=== What this task involves ===
Exactly as written, retype the listing below, omitting the pictures.

[Records from a dataset]
^^^^

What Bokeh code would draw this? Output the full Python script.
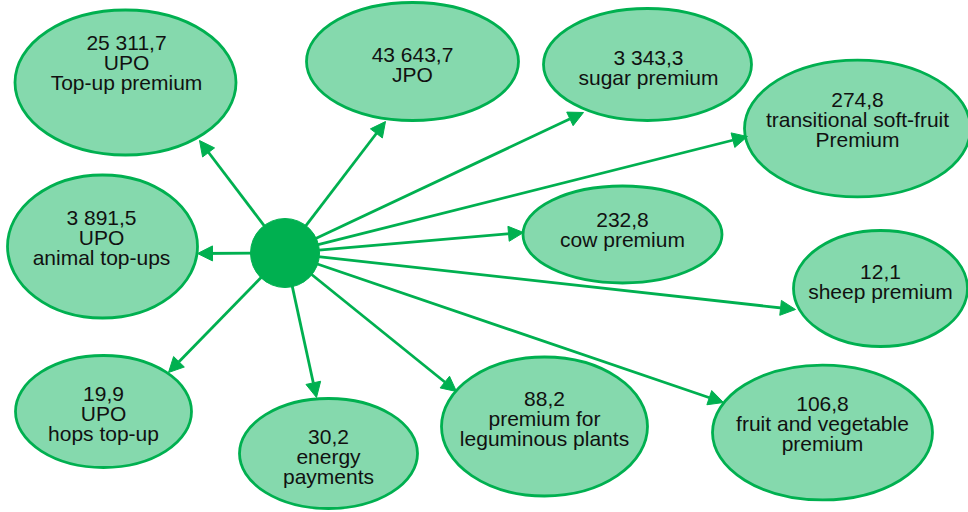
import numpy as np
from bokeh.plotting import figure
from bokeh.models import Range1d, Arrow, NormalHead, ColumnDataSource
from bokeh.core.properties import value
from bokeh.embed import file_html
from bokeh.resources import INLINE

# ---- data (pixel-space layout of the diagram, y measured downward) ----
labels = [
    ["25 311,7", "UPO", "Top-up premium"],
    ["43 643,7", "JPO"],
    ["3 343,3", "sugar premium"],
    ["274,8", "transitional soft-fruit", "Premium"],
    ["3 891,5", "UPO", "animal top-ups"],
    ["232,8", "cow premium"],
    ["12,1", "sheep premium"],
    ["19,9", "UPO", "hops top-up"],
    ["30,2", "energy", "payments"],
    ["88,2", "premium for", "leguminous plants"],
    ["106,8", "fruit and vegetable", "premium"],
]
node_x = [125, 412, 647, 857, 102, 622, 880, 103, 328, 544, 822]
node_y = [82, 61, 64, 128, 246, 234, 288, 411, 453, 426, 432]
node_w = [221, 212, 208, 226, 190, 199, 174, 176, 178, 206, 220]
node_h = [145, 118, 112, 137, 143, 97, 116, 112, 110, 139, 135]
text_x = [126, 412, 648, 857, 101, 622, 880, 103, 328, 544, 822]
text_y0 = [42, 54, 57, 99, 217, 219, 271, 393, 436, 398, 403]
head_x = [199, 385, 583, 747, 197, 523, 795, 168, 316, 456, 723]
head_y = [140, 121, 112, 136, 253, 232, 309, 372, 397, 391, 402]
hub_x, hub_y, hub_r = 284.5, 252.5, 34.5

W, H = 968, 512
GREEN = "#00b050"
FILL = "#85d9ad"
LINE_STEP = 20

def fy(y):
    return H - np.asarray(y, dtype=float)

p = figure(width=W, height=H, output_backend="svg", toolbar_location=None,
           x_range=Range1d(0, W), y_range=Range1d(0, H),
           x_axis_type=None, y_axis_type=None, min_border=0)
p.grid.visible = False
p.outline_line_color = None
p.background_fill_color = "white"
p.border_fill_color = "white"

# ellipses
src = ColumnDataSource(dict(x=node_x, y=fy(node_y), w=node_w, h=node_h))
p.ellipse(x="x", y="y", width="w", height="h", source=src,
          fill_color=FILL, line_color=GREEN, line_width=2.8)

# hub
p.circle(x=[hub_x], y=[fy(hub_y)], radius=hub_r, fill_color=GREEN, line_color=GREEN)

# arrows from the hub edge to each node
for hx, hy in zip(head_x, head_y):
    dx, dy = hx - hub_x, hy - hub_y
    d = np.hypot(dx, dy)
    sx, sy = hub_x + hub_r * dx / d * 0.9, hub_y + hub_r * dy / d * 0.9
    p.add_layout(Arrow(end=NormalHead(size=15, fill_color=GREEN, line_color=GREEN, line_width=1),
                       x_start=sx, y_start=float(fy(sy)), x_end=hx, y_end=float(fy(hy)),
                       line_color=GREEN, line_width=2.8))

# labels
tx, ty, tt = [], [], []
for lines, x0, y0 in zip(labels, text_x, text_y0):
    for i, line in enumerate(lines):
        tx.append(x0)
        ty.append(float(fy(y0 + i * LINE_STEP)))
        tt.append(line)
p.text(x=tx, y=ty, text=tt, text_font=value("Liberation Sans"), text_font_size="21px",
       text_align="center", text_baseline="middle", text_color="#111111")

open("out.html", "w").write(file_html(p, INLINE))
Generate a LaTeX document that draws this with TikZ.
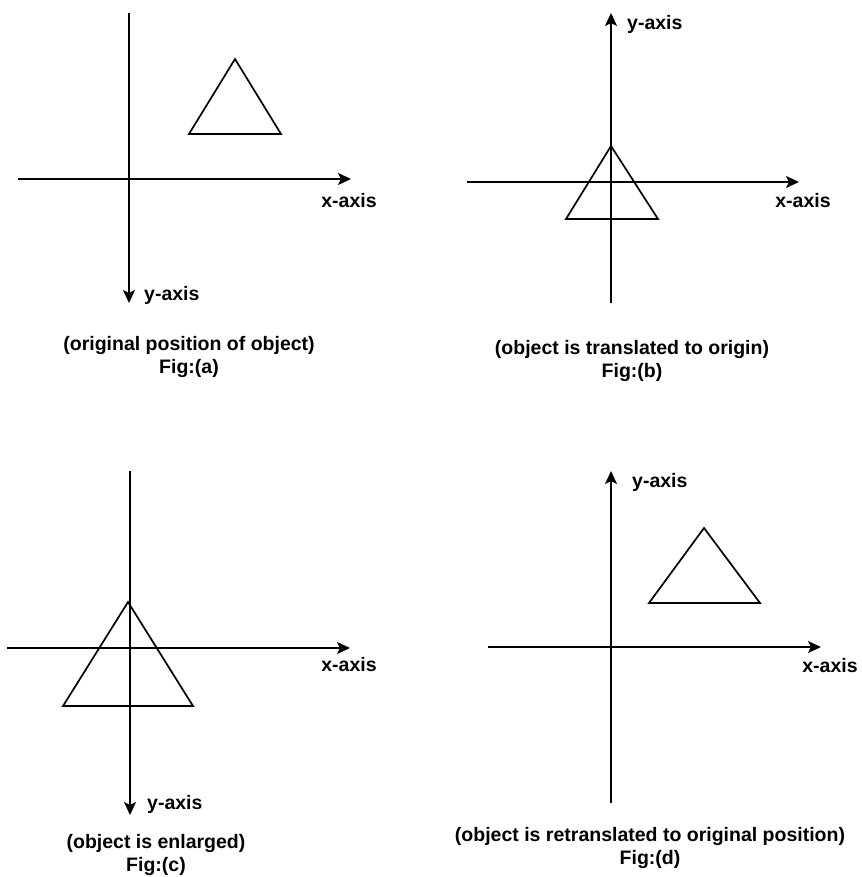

^^^^

=== Written answer ===
What Bokeh code would draw this? Output the full Python script.
import numpy as np
from bokeh.plotting import figure
from bokeh.models import Range1d, Arrow, NormalHead, ColumnDataSource
from bokeh.core.properties import value
from bokeh.embed import file_html
from bokeh.resources import INLINE

# ---- data (pixel-space layout of the diagram, y measured downward) ----
labels = [
    ["25 311,7", "UPO", "Top-up premium"],
    ["43 643,7", "JPO"],
    ["3 343,3", "sugar premium"],
    ["274,8", "transitional soft-fruit", "Premium"],
    ["3 891,5", "UPO", "animal top-ups"],
    ["232,8", "cow premium"],
    ["12,1", "sheep premium"],
    ["19,9", "UPO", "hops top-up"],
    ["30,2", "energy", "payments"],
    ["88,2", "premium for", "leguminous plants"],
    ["106,8", "fruit and vegetable", "premium"],
]
node_x = [125, 412, 647, 857, 102, 622, 880, 103, 328, 544, 822]
node_y = [82, 61, 64, 128, 246, 234, 288, 411, 453, 426, 432]
node_w = [221, 212, 208, 226, 190, 199, 174, 176, 178, 206, 220]
node_h = [145, 118, 112, 137, 143, 97, 116, 112, 110, 139, 135]
text_x = [126, 412, 648, 857, 101, 622, 880, 103, 328, 544, 822]
text_y0 = [42, 54, 57, 99, 217, 219, 271, 393, 436, 398, 403]
head_x = [199, 385, 583, 747, 197, 523, 795, 168, 316, 456, 723]
head_y = [140, 121, 112, 136, 253, 232, 309, 372, 397, 391, 402]
hub_x, hub_y, hub_r = 284.5, 252.5, 34.5

W, H = 968, 512
GREEN = "#00b050"
FILL = "#85d9ad"
LINE_STEP = 20

def fy(y):
    return H - np.asarray(y, dtype=float)

p = figure(width=W, height=H, output_backend="svg", toolbar_location=None,
           x_range=Range1d(0, W), y_range=Range1d(0, H),
           x_axis_type=None, y_axis_type=None, min_border=0)
p.grid.visible = False
p.outline_line_color = None
p.background_fill_color = "white"
p.border_fill_color = "white"

# ellipses
src = ColumnDataSource(dict(x=node_x, y=fy(node_y), w=node_w, h=node_h))
p.ellipse(x="x", y="y", width="w", height="h", source=src,
          fill_color=FILL, line_color=GREEN, line_width=2.8)

# hub
p.circle(x=[hub_x], y=[fy(hub_y)], radius=hub_r, fill_color=GREEN, line_color=GREEN)

# arrows from the hub edge to each node
for hx, hy in zip(head_x, head_y):
    dx, dy = hx - hub_x, hy - hub_y
    d = np.hypot(dx, dy)
    sx, sy = hub_x + hub_r * dx / d * 0.9, hub_y + hub_r * dy / d * 0.9
    p.add_layout(Arrow(end=NormalHead(size=15, fill_color=GREEN, line_color=GREEN, line_width=1),
                       x_start=sx, y_start=float(fy(sy)), x_end=hx, y_end=float(fy(hy)),
                       line_color=GREEN, line_width=2.8))

# labels
tx, ty, tt = [], [], []
for lines, x0, y0 in zip(labels, text_x, text_y0):
    for i, line in enumerate(lines):
        tx.append(x0)
        ty.append(float(fy(y0 + i * LINE_STEP)))
        tt.append(line)
p.text(x=tx, y=ty, text=tt, text_font=value("Liberation Sans"), text_font_size="21px",
       text_align="center", text_baseline="middle", text_color="#111111")

open("out.html", "w").write(file_html(p, INLINE))
Generate a LaTeX document that draws this with TikZ.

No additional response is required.